The second essay section begins with Amrit Gangar’s “The Indian ‘Silent’ Shakespeare: Recouping an Archive,” which researches Shakespeare’s influence on silent films in Indian cinema studies, as well as on Parsi theater. The next essay by Anil Zankar titled “Shakespeare, Cinema and Indian Poetics” reviews the Indian philosophy of aesthetics, called Rasa, across Indian films that adapt or reimagine Shakespeare.

The essays in the third section probe the difference between a globalized Shakespeare and local interpretations/adaptations. Preti Taneja’s “Such a Long Journey: Rohinton Mistry’s Parsi King Lear from Fiction to Film” looks at postcolonial negotiations in Shakespeare and Indian films by comparing the novel Such a Long Journey by Rohinton Mistry and Sturla Gunnarsson’s film adaptation (2002). In “Cinematic Lears and Bengaliness: Locus, Identity, Language,” Paromita Chakravarti explores the way that dichotomies of east/west, tradition/modernity, colonial/postcolonial, and enlightenment values/popular prejudices of the Bengali identity are represented through Indian adaptations of Lear. Varsha Panjwani investigates the ways that Indian indie films have been largely ignored in cinema studies in the essay “Shakespeare and Indian Independent Cinema: 8x10 Tasveer and 10 ml Love.” Panjwani discusses two adaptations of Hamlet and A Midsummer Night’s Dream and how limited resources have affected the way that each film has been received by audiences, as well as how that has opened up creative liberties for the directors to interpret Shakespeare materially. Thea Buckley’s “‘Singing Is Such Sweet Sorrow’: Ambikapathy, Hollywood Shakespeare and Tamil Cinema’s Hybrid Heritage” looks at a Tamil love story adaptation of Romeo and Juliet to discuss sexual taboos and Indian politics.

The fourth section of essays includes four essays: “Gendered Play and Regional Dialogue in Nanjundi Kalyana” by Mark Thornton Burnett, which investigates an Indian adaptation of The Taming of the Shrew; “Not the Play but the Playing: Citation of Performing Shakespeare as a Trope in Tamil Cinema” by A. Mangai, which explores how Shakespeare evolved from a literary figure to film adaptation in Tamil cinema; “Indianising The Comedy of Errors: Bhranti Bilash and Its Aftermaths” by Amrita Sen, which discusses multiple different adaptations of the same Shakespearean play across different Indian languages and locations; and, “Regional Reflections: Shakespeare in Assamese Cinema” by Parthajit Baruah, which studies the influence of British colonial rule in Assam, the development of alternative cinema in Assam, and the use of Shakespeare to discuss political themes.

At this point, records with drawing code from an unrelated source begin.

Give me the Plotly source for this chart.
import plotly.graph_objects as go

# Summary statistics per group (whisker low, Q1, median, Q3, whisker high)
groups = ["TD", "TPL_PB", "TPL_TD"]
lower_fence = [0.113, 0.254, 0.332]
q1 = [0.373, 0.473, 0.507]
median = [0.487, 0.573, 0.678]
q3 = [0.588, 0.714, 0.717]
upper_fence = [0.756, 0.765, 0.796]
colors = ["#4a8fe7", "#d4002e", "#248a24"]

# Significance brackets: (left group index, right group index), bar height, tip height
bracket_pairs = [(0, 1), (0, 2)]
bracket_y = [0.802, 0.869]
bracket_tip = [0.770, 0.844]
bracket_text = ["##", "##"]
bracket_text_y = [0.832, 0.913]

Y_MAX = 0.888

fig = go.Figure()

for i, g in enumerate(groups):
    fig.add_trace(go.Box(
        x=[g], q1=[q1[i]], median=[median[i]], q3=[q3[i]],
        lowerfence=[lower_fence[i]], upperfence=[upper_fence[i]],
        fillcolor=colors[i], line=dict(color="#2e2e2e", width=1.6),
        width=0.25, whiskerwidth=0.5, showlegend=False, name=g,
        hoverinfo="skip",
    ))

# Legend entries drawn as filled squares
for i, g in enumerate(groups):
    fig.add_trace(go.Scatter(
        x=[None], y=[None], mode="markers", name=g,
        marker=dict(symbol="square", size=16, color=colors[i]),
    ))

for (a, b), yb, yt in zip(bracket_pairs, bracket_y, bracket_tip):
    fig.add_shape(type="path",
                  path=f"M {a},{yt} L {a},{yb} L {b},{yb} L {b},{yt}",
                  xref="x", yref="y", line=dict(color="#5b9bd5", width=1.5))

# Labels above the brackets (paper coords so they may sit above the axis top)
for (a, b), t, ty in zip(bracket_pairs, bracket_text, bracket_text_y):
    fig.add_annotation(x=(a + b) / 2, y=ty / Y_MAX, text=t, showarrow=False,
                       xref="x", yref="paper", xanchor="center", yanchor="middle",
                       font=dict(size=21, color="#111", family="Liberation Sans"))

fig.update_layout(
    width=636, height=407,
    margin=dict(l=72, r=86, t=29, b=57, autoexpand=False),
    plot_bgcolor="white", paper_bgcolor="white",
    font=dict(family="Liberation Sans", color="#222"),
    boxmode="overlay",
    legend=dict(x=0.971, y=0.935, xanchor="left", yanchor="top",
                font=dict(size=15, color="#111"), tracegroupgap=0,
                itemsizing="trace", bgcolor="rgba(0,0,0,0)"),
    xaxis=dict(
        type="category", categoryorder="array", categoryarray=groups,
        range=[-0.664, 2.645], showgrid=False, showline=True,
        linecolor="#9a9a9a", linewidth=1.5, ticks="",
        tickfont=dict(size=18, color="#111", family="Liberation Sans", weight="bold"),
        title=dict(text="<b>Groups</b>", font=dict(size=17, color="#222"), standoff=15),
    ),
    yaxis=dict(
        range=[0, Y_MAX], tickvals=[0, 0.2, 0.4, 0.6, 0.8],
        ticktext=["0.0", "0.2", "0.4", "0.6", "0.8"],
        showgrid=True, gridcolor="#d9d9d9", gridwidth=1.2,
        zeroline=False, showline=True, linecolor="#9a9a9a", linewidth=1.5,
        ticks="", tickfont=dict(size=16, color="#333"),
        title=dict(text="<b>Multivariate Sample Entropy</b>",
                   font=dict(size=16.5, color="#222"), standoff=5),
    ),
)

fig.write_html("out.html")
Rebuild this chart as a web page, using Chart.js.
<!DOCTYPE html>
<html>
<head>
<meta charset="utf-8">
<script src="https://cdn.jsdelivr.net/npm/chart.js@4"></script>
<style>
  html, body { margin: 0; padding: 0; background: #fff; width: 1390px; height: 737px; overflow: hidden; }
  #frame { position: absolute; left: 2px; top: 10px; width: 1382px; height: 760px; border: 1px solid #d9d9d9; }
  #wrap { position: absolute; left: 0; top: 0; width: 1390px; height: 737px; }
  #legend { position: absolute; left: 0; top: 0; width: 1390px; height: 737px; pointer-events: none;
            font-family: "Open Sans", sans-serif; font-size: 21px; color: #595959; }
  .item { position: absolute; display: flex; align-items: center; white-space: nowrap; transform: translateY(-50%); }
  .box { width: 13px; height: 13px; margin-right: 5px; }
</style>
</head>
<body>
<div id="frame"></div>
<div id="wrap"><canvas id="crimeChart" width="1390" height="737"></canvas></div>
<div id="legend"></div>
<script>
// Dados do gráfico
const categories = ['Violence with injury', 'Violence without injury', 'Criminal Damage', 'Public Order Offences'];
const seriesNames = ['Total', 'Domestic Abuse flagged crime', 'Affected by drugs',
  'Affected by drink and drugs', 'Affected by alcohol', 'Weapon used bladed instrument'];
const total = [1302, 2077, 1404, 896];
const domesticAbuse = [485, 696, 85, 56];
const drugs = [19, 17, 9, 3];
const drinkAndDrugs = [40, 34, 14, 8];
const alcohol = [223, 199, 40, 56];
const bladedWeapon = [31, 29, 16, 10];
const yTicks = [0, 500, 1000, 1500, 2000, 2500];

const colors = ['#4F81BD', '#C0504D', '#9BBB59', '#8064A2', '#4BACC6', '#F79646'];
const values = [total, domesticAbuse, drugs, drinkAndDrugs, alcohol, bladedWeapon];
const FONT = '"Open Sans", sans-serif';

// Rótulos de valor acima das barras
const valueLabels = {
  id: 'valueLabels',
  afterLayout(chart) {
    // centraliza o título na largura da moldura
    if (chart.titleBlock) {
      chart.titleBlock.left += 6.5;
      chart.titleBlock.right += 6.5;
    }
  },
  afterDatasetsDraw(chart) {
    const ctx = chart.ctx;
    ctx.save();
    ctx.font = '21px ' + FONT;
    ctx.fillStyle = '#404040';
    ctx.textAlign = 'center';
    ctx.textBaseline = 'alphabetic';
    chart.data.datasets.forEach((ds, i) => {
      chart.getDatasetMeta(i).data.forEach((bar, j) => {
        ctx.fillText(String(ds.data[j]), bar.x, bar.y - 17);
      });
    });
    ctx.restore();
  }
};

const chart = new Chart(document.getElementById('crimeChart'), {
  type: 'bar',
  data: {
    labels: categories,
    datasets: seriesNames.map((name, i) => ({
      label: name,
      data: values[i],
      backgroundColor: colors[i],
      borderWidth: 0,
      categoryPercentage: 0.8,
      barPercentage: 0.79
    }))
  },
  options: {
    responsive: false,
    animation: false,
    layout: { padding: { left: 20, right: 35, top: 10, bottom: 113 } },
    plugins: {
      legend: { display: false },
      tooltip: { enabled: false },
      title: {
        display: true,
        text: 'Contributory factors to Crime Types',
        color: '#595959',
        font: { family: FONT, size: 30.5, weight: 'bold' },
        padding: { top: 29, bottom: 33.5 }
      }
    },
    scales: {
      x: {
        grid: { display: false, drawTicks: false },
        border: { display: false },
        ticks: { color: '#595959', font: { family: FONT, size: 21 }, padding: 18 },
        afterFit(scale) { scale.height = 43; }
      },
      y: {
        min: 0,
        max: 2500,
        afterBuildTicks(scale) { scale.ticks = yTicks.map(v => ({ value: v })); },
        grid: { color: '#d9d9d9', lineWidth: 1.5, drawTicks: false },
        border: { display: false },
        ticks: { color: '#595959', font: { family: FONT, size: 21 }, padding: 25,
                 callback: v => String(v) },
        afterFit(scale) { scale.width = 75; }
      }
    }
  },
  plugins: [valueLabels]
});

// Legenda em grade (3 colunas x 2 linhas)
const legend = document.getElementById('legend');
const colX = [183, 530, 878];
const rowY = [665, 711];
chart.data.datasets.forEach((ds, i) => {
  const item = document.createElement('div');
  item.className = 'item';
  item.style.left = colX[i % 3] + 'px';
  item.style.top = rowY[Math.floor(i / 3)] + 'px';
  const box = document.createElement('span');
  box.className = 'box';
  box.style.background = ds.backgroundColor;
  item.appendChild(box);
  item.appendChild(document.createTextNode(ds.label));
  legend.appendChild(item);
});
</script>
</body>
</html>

As a whole, the book helps us to better understand how the study of Shakespeare has affected nonwestern audiences, specifically in a postcolonial India, while also providing new innovative ways to interpret and reimagine Shakespeare’s themes and characters. Throughout the essays and interviews, it is evident that Indian cinema is not just appropriating Shakespeare to make a profit, but that these film makers, many of whom do not have formal literary degrees, love Shakespeare for his ability to represent humanity. Although many of the referenced films take creative liberties in their adaptations of Shakespeare, Indian cinema is shown to engage in deep close readings of Shakespeare’s plays, increasing dialogue across film and early modern literary studies.